As principais queixas são em relação às subsidiárias. Vários parlamentares atuam para tentar tirar as empresas de seus Estados do bloco a ser privatizado, mas o governo garante que vai manter o modelo como está. "Não tem sentido tirar essa ou aquela empresa. A Eletrobras é uma empresa só", disse a fonte.
No ano passado, quando o governo aprovou a lei de governança das estatais --que exige, entre outras coisas, um perfil técnico ou pelo menos conhecimento da área para indicados nas empresas públicas-- o espaço para a livre indicação política diminuiu. Mas uma outra fonte palaciana admite que elas ainda acontecem.

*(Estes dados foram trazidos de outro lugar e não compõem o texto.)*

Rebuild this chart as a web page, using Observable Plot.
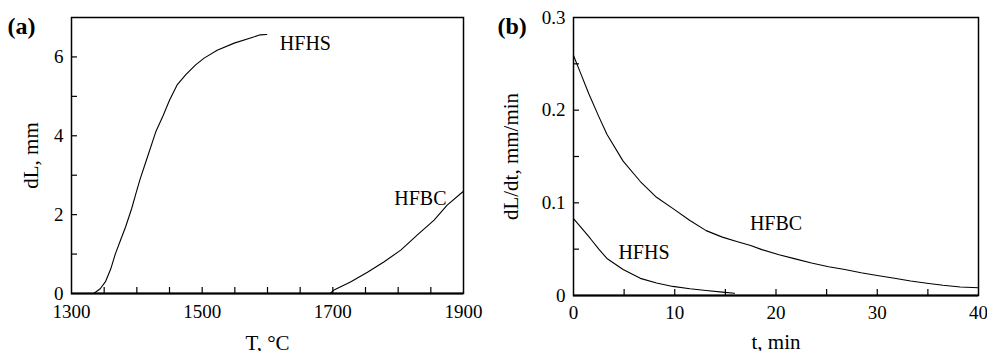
<!DOCTYPE html>
<html>
<head>
<meta charset="utf-8">
<script src="https://cdn.jsdelivr.net/npm/d3@7"></script>
<script src="https://cdn.jsdelivr.net/npm/@observablehq/plot@0.6"></script>
<style>
  html, body { margin: 0; padding: 0; background: #fff; }
  #wrap { position: relative; width: 987px; height: 351px; overflow: hidden; background: #fff; }
  #wrap svg { position: absolute; top: 0; overflow: visible; }
</style>
</head>
<body>
<div id="wrap"></div>
<script>
// ---- Panel (a): dL vs T ----
const hfhsT  = [1334, 1344, 1352, 1360, 1367, 1375, 1383, 1392, 1398, 1405, 1416, 1429, 1440, 1450, 1462, 1475, 1490, 1503, 1523, 1549, 1574, 1589, 1599];
const hfhsDL = [0, 0.12, 0.3, 0.62, 1.0, 1.35, 1.7, 2.15, 2.5, 2.9, 3.45, 4.1, 4.5, 4.9, 5.3, 5.55, 5.8, 5.97, 6.17, 6.35, 6.48, 6.56, 6.57];
const hfbcT  = [1696, 1701, 1727, 1753, 1778, 1804, 1829, 1855, 1875, 1899];
const hfbcDL = [0, 0.08, 0.29, 0.54, 0.8, 1.1, 1.48, 1.86, 2.24, 2.58];

// ---- Panel (b): dL/dt vs t ----
const hfbcTime = [0, 0.7, 1.5, 2.5, 3.3, 4.9, 6.6, 8.2, 9.8, 11.5, 13.1, 14.7, 16.2, 17.5, 18.6, 20.3, 21.9, 23.5, 25.2, 26.8, 28.4, 30.0, 31.7, 33.3, 34.9, 36.5, 38.2, 40];
const hfbcRate = [0.259, 0.240, 0.218, 0.193, 0.174, 0.145, 0.123, 0.106, 0.094, 0.081, 0.070, 0.063, 0.058, 0.054, 0.0495, 0.044, 0.0395, 0.035, 0.031, 0.028, 0.0245, 0.0216, 0.0187, 0.0157, 0.0133, 0.011, 0.0092, 0.0083];
const hfhsTime = [0, 0.7, 1.7, 2.5, 3.3, 4.9, 6.6, 8.2, 9.8, 11.5, 13.1, 14.7, 15.9];
const hfhsRate = [0.083, 0.074, 0.061, 0.050, 0.040, 0.028, 0.0185, 0.0135, 0.0098, 0.0073, 0.0054, 0.0036, 0.0025];

// ticks
const aXLabels = [1300, 1500, 1700, 1900];
const aXMinor  = [1350, 1400, 1450, 1500, 1550, 1600, 1650, 1700, 1750, 1800, 1850];
const aYLabels = [0, 2, 4, 6];
const aYMinor  = [1, 2, 3, 4, 5, 6];
const bXLabels = [0, 10, 20, 30, 40];
const bXMinor  = [5, 10, 15, 20, 25, 30, 35];
const bYLabels = [0, 0.1, 0.2, 0.3];
const bYMinor  = [0.05, 0.1, 0.15, 0.2, 0.25];

// curve labels (centre of each label, in data units)
const aNotes = [{name: "HFHS", x: 1658, y: 6.35}, {name: "HFBC", x: 1834, y: 2.41}];
const bNotes = [{name: "HFHS", x: 6.96, y: 0.0464}, {name: "HFBC", x: 20.0, y: 0.078}];

const zipXY = (xs, ys) => xs.map((x, i) => ({x, y: ys[i]}));
const FONT = "'Liberation Serif', 'Times New Roman', serif";
const TICK = 6;

function panel({width, mL, mR, mT, mB, xDom, yDom, xLab, yLab, xMin, yMin, series, notes, xTitle, yTitle, xTitleDy, yTitleDx, tag, tagDx, xPad, yPad}) {
  const H = 351;
  const innerH = H - mT - mB, innerW = width - mL - mR;
  return Plot.plot({
    width, height: H,
    marginLeft: mL, marginRight: mR, marginTop: mT, marginBottom: mB,
    style: {fontFamily: FONT, fontSize: "19px", color: "#000", background: "transparent", overflow: "visible"},
    x: {domain: xDom, ticks: xLab, tickSize: 0, tickPadding: xPad, tickFormat: d => String(d), label: null},
    y: {domain: yDom, ticks: yLab, tickSize: 0, tickPadding: yPad, tickFormat: d => String(d), label: null},
    marks: [
      Plot.tickX(xMin, {x: d => d, stroke: "#000", strokeWidth: 1.2, insetTop: innerH - TICK}),
      Plot.tickY(yMin, {y: d => d, stroke: "#000", strokeWidth: 1.2, insetRight: innerW - TICK}),
      ...series.map(s => Plot.line(s, {x: "x", y: "y", stroke: "#000", strokeWidth: 1.1, curve: "linear"})),
      Plot.frame({stroke: "#000", strokeWidth: 1.5}),
      Plot.ruleY([yDom[0]], {stroke: "#000", strokeWidth: 2}),
      Plot.text(notes, {x: "x", y: "y", text: "name", textAnchor: "middle", fontSize: 20, lineAnchor: "middle", fill: "#000"}),
      Plot.text([xTitle], {frameAnchor: "bottom", text: d => d, dy: xTitleDy, fontSize: 21, textAnchor: "middle", lineAnchor: "middle", fill: "#000"}),
      Plot.text([yTitle], {frameAnchor: "left", text: d => d, dx: yTitleDx, rotate: -90, fontSize: 21, textAnchor: "middle", lineAnchor: "middle", fill: "#000"}),
      Plot.text([tag], {frameAnchor: "top-left", text: d => d, dx: tagDx, dy: 9, fontSize: 24, fontWeight: "bold", textAnchor: "start", lineAnchor: "middle", fill: "#000"})
    ]
  });
}

const a = panel({
  width: 490, mL: 71, mR: 27, mT: 17, mB: 58,
  xDom: [1300, 1900], yDom: [0, 7], xLab: aXLabels, yLab: aYLabels, xMin: aXMinor, yMin: aYMinor,
  series: [zipXY(hfhsT, hfhsDL), zipXY(hfbcT, hfbcDL)], notes: aNotes,
  xTitle: "T, °C", yTitle: "dL, mm", xTitleDy: 50, yTitleDx: -40, tag: "(a)", tagDx: -64, xPad: 11, yPad: 8
});
const b = panel({
  width: 497, mL: 83, mR: 9, mT: 17, mB: 56,
  xDom: [0, 40], yDom: [0, 0.3], xLab: bXLabels, yLab: bYLabels, xMin: bXMinor, yMin: bYMinor,
  series: [zipXY(hfbcTime, hfbcRate), zipXY(hfhsTime, hfhsRate)], notes: bNotes,
  xTitle: "t, min", yTitle: "dL/dt, mm/min", xTitleDy: 47, yTitleDx: -62, tag: "(b)", tagDx: -76, xPad: 10, yPad: 8
});
a.style.left = "0px";
b.style.left = "490px";
const wrap = document.getElementById("wrap");
wrap.appendChild(a);
wrap.appendChild(b);
</script>
</body>
</html>
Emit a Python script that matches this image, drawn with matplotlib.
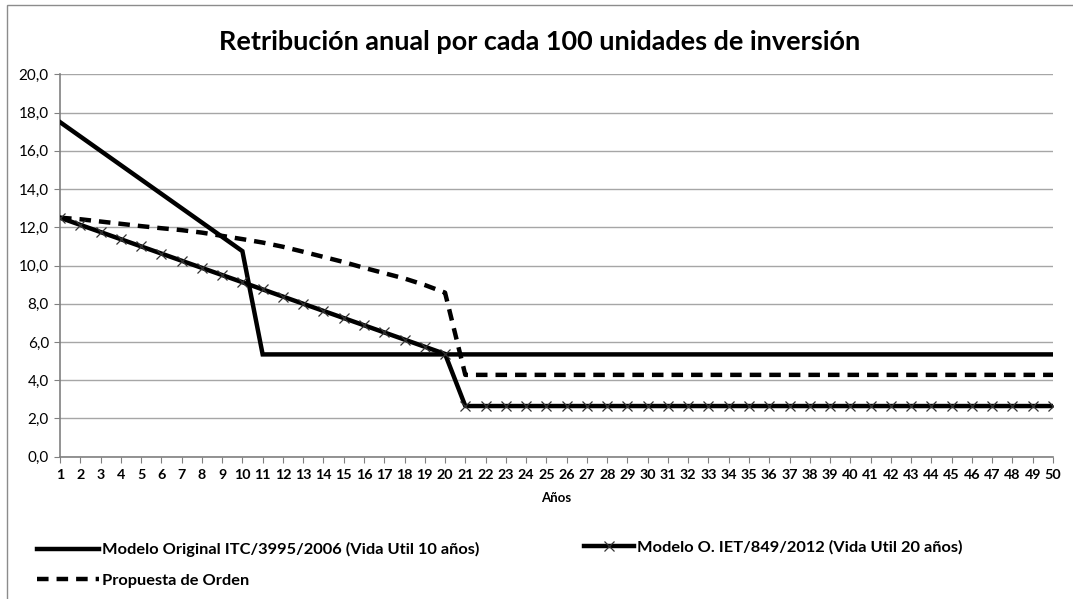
import matplotlib
matplotlib.use("Agg")
import matplotlib.pyplot as plt
from matplotlib.lines import Line2D
from matplotlib.patches import Rectangle

FONT = ['Lato', 'DejaVu Sans']
plt.rcParams['font.family'] = FONT

# ---- data ----
years = list(range(1, 51))
original = [17.5, 16.75, 16.0, 15.25, 14.5, 13.75, 13.0, 12.25, 11.5, 10.75] + [5.35] * 40
iet = [12.5, 12.125, 11.75, 11.375, 11.0, 10.625, 10.25, 9.875, 9.5, 9.125,
       8.75, 8.375, 8.0, 7.625, 7.25, 6.875, 6.5, 6.125, 5.75, 5.375] + [2.65] * 30
propuesta = [12.5, 12.42, 12.3, 12.18, 12.06, 11.95, 11.85, 11.72, 11.55, 11.38,
             11.2, 10.98, 10.72, 10.45, 10.18, 9.88, 9.6, 9.32, 8.98, 8.58] + [4.28] * 30
labels = ["Modelo Original ITC/3995/2006 (Vida Util 10 años)",
          "Modelo O. IET/849/2012 (Vida Util 20 años)",
          "Propuesta de Orden"]
title = "Retribución anual por cada 100 unidades de inversión"
xlabel = "Años"
yticks = [0, 2, 4, 6, 8, 10, 12, 14, 16, 18, 20]

W, H = 1073, 599
fig = plt.figure(figsize=(W / 100, H / 100), dpi=100)
fig.patch.set_facecolor('white')

# outer chart border
fig.add_artist(Rectangle((7 / W, -0.1), 1.2, 1 - 5 / H + 0.1, transform=fig.transFigure,
                         fill=False, edgecolor='#8c8c8c', linewidth=1.0))

L, R, T, B = 60, 1053, 74.3, 456.7
ax = fig.add_axes([L / W, 1 - B / H, (R - L) / W, (B - T) / H])

lw = 3.2
dash = (0, (2.6, 1.8))
ax.plot(years, original, color='black', lw=lw, solid_joinstyle='miter', zorder=3)
ax.plot(years, iet, color='black', lw=lw, marker='x', markersize=7,
        markeredgewidth=0.9, markeredgecolor='#333333', zorder=4)
ax.plot(years, propuesta, color='black', lw=lw, linestyle=dash, zorder=3)

ax.set_xlim(1, 50)
ax.set_ylim(0, 20)
ax.set_xticks(years)
ax.set_xticklabels([str(y) for y in years], fontsize=10.3, fontweight='bold')
ax.set_yticks(yticks)
ax.set_yticklabels([f"{v:.1f}".replace('.', ',') for v in yticks], fontsize=11)
ax.yaxis.grid(True, color='#a6a6a6', linewidth=1.0)
ax.set_axisbelow(True)
for s in ['top', 'right']:
    ax.spines[s].set_visible(False)
for s in ['left', 'bottom']:
    ax.spines[s].set_color('#808080')
    ax.spines[s].set_linewidth(1.2)
ax.tick_params(axis='x', direction='out', length=4, color='#808080', pad=5)
ax.tick_params(axis='y', direction='out', length=4, color='#808080', pad=4)

ax.set_xlabel(xlabel, fontsize=9.5, fontweight='bold', labelpad=8)

ttl = fig.text(540 / W, 1 - 42 / H, title, ha='center', va='center', fontsize=18,
               fontweight='bold')

leg_font = dict(size=11, weight='bold', family=FONT)
h1 = Line2D([], [], color='black', lw=lw)
h2 = Line2D([], [], color='black', lw=lw, marker='x', markersize=7, markeredgewidth=0.9,
            markeredgecolor='#333333')
h3 = Line2D([], [], color='black', lw=lw, linestyle=dash)


def make_legends(fs):
    prop = dict(leg_font, size=fs)
    a = fig.legend([h1, h3], [labels[0], labels[2]], loc='center left',
                   bbox_to_anchor=(29 / W, 1 - 565 / H), frameon=False, prop=prop,
                   handlelength=62 / (fs * 100 / 72), handletextpad=0.15,
                   labelspacing=1.3 * 11 / fs * 0.8, borderpad=0)
    b = fig.legend([h2], [labels[1]], loc='center left',
                   bbox_to_anchor=(576 / W, 1 - 547 / H), frameon=False, prop=prop,
                   handlelength=50 / (fs * 100 / 72), handletextpad=0.15, borderpad=0)
    return a, b


# fit text widths to the reference
fig.canvas.draw()
r = fig.canvas.get_renderer()
w = ttl.get_window_extent(r).width
ttl.set_fontsize(18 * 645 / w)

legA, legB = make_legends(11)
fig.canvas.draw()
w1 = legA.get_texts()[0].get_window_extent(r).width
fs = 11 * 378 / w1
legA.remove()
legB.remove()
legA, legB = make_legends(fs)

fig.savefig("out.png", dpi=100, facecolor='white')
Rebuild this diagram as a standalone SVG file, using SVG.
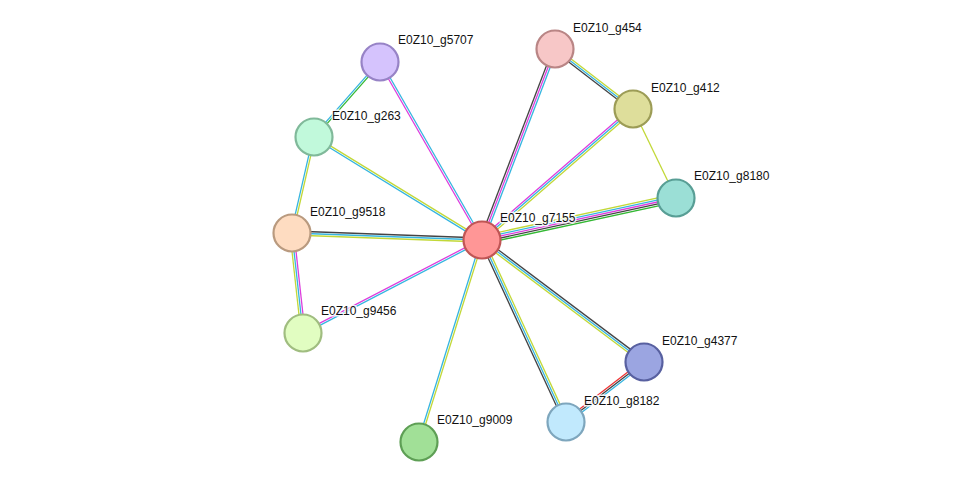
<svg xmlns="http://www.w3.org/2000/svg" width="975" height="487" viewBox="0 0 975 487">
<style>
.e line{stroke-width:1.3;fill:none}
.c{stroke:#35b5e0}.m{stroke:#dd3ddd}.y{stroke:#c2d838}.k{stroke:#444444}.g{stroke:#33b833}.r{stroke:#ee3333}
.n circle{stroke-width:2.2}
.n text{font-family:"Liberation Sans",Arial,sans-serif;font-size:12px;fill:#111;stroke:#fff;stroke-width:3;stroke-opacity:0.85;paint-order:stroke;stroke-linejoin:round}
</style>
<rect width="975" height="487" fill="#ffffff"/>
<g id="connectors" class="e">
<g transform="translate(482,240) rotate(-119.82)"><line class="m" x1="0" y1="-1" x2="205.2" y2="-1"/><line class="c" x1="0" y1="1" x2="205.2" y2="1"/></g>
<g transform="translate(482,240) rotate(-69.08)"><line class="k" x1="0" y1="-2" x2="204.5" y2="-2"/><line class="m" x1="0" y1="0" x2="204.5" y2="0"/><line class="c" x1="0" y1="2" x2="204.5" y2="2"/></g>
<g transform="translate(482,240) rotate(-40.94)"><line class="m" x1="0" y1="-2" x2="199.9" y2="-2"/><line class="c" x1="0" y1="0" x2="199.9" y2="0"/><line class="y" x1="0" y1="2" x2="199.9" y2="2"/></g>
<g transform="translate(482,240) rotate(-12.215)"><line class="y" x1="0" y1="-4" x2="198.5" y2="-4"/><line class="c" x1="0" y1="-2" x2="198.5" y2="-2"/><line class="m" x1="0" y1="0" x2="198.5" y2="0"/><line class="k" x1="0" y1="2" x2="198.5" y2="2"/><line class="g" x1="0" y1="4" x2="198.5" y2="4"/></g>
<g transform="translate(482,240) rotate(-148.48)"><line class="y" x1="0" y1="1" x2="197.1" y2="1"/><line class="c" x1="0" y1="-1" x2="197.1" y2="-1"/></g>
<g transform="translate(482,240) rotate(-177.89)"><line class="k" x1="0" y1="2" x2="190.1" y2="2"/><line class="c" x1="0" y1="0" x2="190.1" y2="0"/><line class="y" x1="0" y1="-2" x2="190.1" y2="-2"/></g>
<g transform="translate(482,240) rotate(152.55)"><line class="m" x1="0" y1="1" x2="201.7" y2="1"/><line class="c" x1="0" y1="-1" x2="201.7" y2="-1"/></g>
<g transform="translate(482,240) rotate(107.32)"><line class="c" x1="0" y1="1" x2="211.6" y2="1"/><line class="y" x1="0" y1="-1" x2="211.6" y2="-1"/></g>
<g transform="translate(482,240) rotate(65.22)"><line class="k" x1="0" y1="2" x2="200.4" y2="2"/><line class="c" x1="0" y1="0" x2="200.4" y2="0"/><line class="y" x1="0" y1="-2" x2="200.4" y2="-2"/></g>
<g transform="translate(482,240) rotate(36.98)"><line class="y" x1="0" y1="2" x2="202.8" y2="2"/><line class="c" x1="0" y1="0" x2="202.8" y2="0"/><line class="k" x1="0" y1="-2" x2="202.8" y2="-2"/></g>
<g transform="translate(380,62) rotate(131.35)"><line class="c" x1="0" y1="1" x2="99.9" y2="1"/><line class="g" x1="0" y1="-1" x2="99.9" y2="-1"/></g>
<g transform="translate(555,49) rotate(37.57)"><line class="k" x1="0" y1="2" x2="98.4" y2="2"/><line class="c" x1="0" y1="0" x2="98.4" y2="0"/><line class="y" x1="0" y1="-2" x2="98.4" y2="-2"/></g>
<line class="y" x1="633" y1="109" x2="676" y2="198"/>
<g transform="translate(314,137) rotate(102.91)"><line class="c" x1="0" y1="1" x2="98.5" y2="1"/><line class="y" x1="0" y1="-1" x2="98.5" y2="-1"/></g>
<g transform="translate(292,233) rotate(83.72)"><line class="y" x1="0" y1="2" x2="100.6" y2="2"/><line class="c" x1="0" y1="0" x2="100.6" y2="0"/><line class="m" x1="0" y1="-2" x2="100.6" y2="-2"/></g>
<g transform="translate(644,362) rotate(142.43)"><line class="r" x1="0" y1="2" x2="98.4" y2="2"/><line class="k" x1="0" y1="0" x2="98.4" y2="0"/><line class="c" x1="0" y1="-2" x2="98.4" y2="-2"/></g>
</g>
<g id="E0Z10_g7155" class="n"><circle cx="482" cy="240" r="18.5" fill="#ff9696" stroke="#c05555"/><text x="500" y="222">E0Z10_g7155</text></g>
<g id="E0Z10_g5707" class="n"><circle cx="380" cy="62" r="18.5" fill="#d5c3fd" stroke="#9783c6"/><text x="398" y="44">E0Z10_g5707</text></g>
<g id="E0Z10_g454" class="n"><circle cx="555" cy="49" r="18.5" fill="#f7c7c7" stroke="#b98585"/><text x="573" y="32">E0Z10_g454</text></g>
<g id="E0Z10_g412" class="n"><circle cx="633" cy="109" r="18.5" fill="#dede9b" stroke="#9c9c56"/><text x="651" y="92">E0Z10_g412</text></g>
<g id="E0Z10_g8180" class="n"><circle cx="676" cy="198" r="18.5" fill="#9bdfd6" stroke="#589e95"/><text x="694" y="180">E0Z10_g8180</text></g>
<g id="E0Z10_g263" class="n"><circle cx="314" cy="137" r="18.5" fill="#c1f9db" stroke="#80b99a"/><text x="332" y="120">E0Z10_g263</text></g>
<g id="E0Z10_g9518" class="n"><circle cx="292" cy="233" r="18.5" fill="#fedcc1" stroke="#b99a7f"/><text x="310" y="216">E0Z10_g9518</text></g>
<g id="E0Z10_g9456" class="n"><circle cx="303" cy="333" r="18.5" fill="#e1fdc1" stroke="#a0bd80"/><text x="321" y="315">E0Z10_g9456</text></g>
<g id="E0Z10_g9009" class="n"><circle cx="419" cy="442" r="18.5" fill="#a1e097" stroke="#5e9f55"/><text x="437" y="424">E0Z10_g9009</text></g>
<g id="E0Z10_g8182" class="n"><circle cx="566" cy="422" r="18.5" fill="#c1e9fd" stroke="#7ea6bd"/><text x="584" y="405">E0Z10_g8182</text></g>
<g id="E0Z10_g4377" class="n"><circle cx="644" cy="362" r="18.5" fill="#9ba5e1" stroke="#5860a0"/><text x="662" y="345">E0Z10_g4377</text></g>
</svg>
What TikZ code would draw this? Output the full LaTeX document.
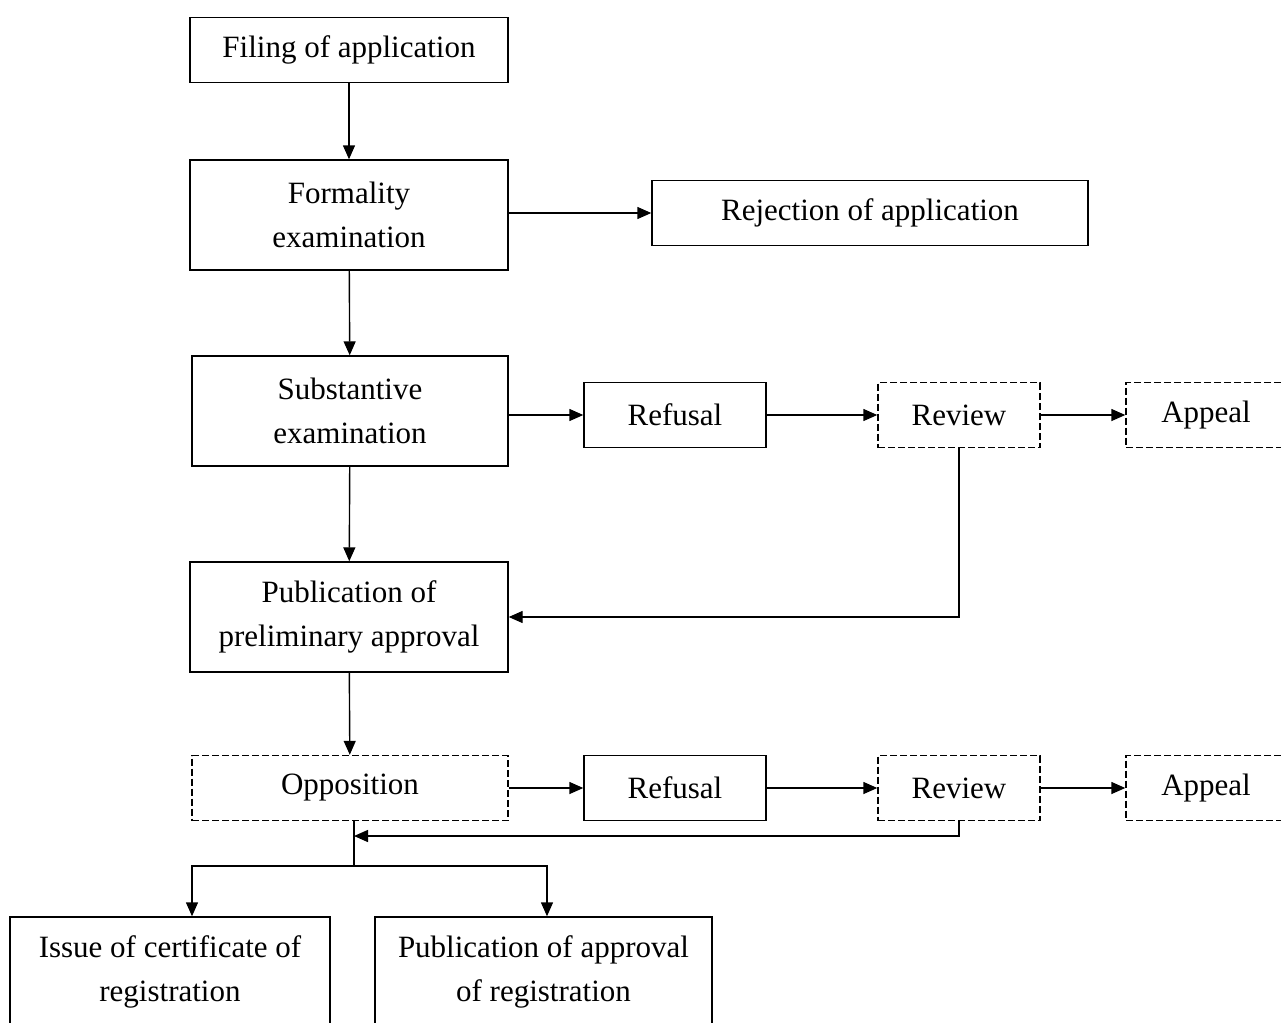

"O que acaba acontecendo é que, como um partido fica durante muitos anos no comando de uma determinada área, técnicos de carreira da própria estatal se aproximam do partido, criam uma ligação. E esses são os indicados", disse essa fonte.
Há dez dias, quando o governo anunciou a privatização, as reações políticas logo começaram. Um dos que criticaram a medida foi o ex-ministro de Minas e Energia no governo de Dilma Rousseff, o senador Edison Lobão (PMDB-MA). O senador defendeu que o problema da Eletrobras são as distribuidores estaduais que assumiu, mas que a empresa não poderia ser privatizada por ser estratégica para o país.
As reclamações, no entanto, não vão ter muita resposta do governo. "A decisão não precisa passar pelo Congresso. Nesse caso o governo não precisa negociar", lembrou a primeira fonte.
O Planalto alega que o governo não tem condições de fazer os investimentos necessários na empresa. "Mesmo que a gestão tenha melhorado, é preciso um enorme investimento. O mais provável é que o setor privado consiga resultados melhores", disse a fonte.
Tradicional reduto do PMDB --que teve de dividi-la com o PT durante o governo de Dilma Rousseff-- a Eletrobras entrou lateralmente nas investigações da operação Lava Jato. Delações premiadas e documentos coletados na investigação que miravam essencialmente a Petrobras (SA:PETR4) levaram à descoberta de esquema de propinas na construção da usina nuclear de Angra 3.
O ex-presidente da Eletronuclear almirante Othon Luiz Pinheiro foi condenado a 43 anos de prisão por corrupção, lavagem de dinheiro, embaraço a investigações, evasão de divisas e organização criminosa.
E a empresa continua sob suspeita, com investigações além de Angra 3, como, por exemplo, a usina de Belo Monte. O Ministério Público Federal pediu ao Tribunal de Contas da União que entrasse, junto com a Polícia Federal, na investigação que está sendo feita da Eletrobras e suas subsidiárias por suspeita de que há na estatal esquema de propinas semelhante ao da Petrobras.
O líder do governo no Congresso, deputado André Moura (PSC-SE), disse que o governo não pode atender a pedidos pontuais de excluir determinadas subsidiárias do processo, sob pena de inviabilizá-lo completamente. "O deputado pode até ficar insatisfeito, querer marcar uma posição ele, mais dois ou três ali --espero que isso não aconteça. Mas não é que isso vai levar a um processo de contaminação da base.”
O líder do governo no Senado, Romero Jucá (RR), disse que não há preocupação com dificuldades na base a partir da privatização do setor. Ele destacou que a aprovação da chamada Lei das Estatais no ano passado reduziu a pressão dos parlamentares e políticos em fazer nomeações para esses postos.
Jucá lembrou ainda que outras empresas saíram das mãos do Estado sem ter havido polêmica com indicações políticas. "Quantas empresas estatais foram privatizadas sem ocorrer esse tipo de problema?", questionou Jucá, que também é presidente do PMDB.
Um dos vice-líderes do PMDB da Câmara, Lúcio Vieira Lima (BA), reconhece que o partido é a legenda que terá mais a perder com a mudança, mas disse que é preciso demonstrar responsabilidade com o país.
"O PMDB tem que dar o exemplo nisso. Quem quer cobrar dos outros apoio ao governo, não pode dar argumentos para ser cobrado", destacou.
Ao rebater a pressão de políticos da Bahia para que a Chesf não seja incluída no processo de privatização, Vieira Lima tem o discurso perfeito para mostrar altruísmo com a venda do controle acionário da Eletrobras. "O que é melhor: privatizar com a geração de milhares de empregos ou deixar do jeito que está e garantir o emprego de meia dúzia de pessoas que tem acesso a padrinhos e adiar as reformas que o país precisa para voltar a crescer?"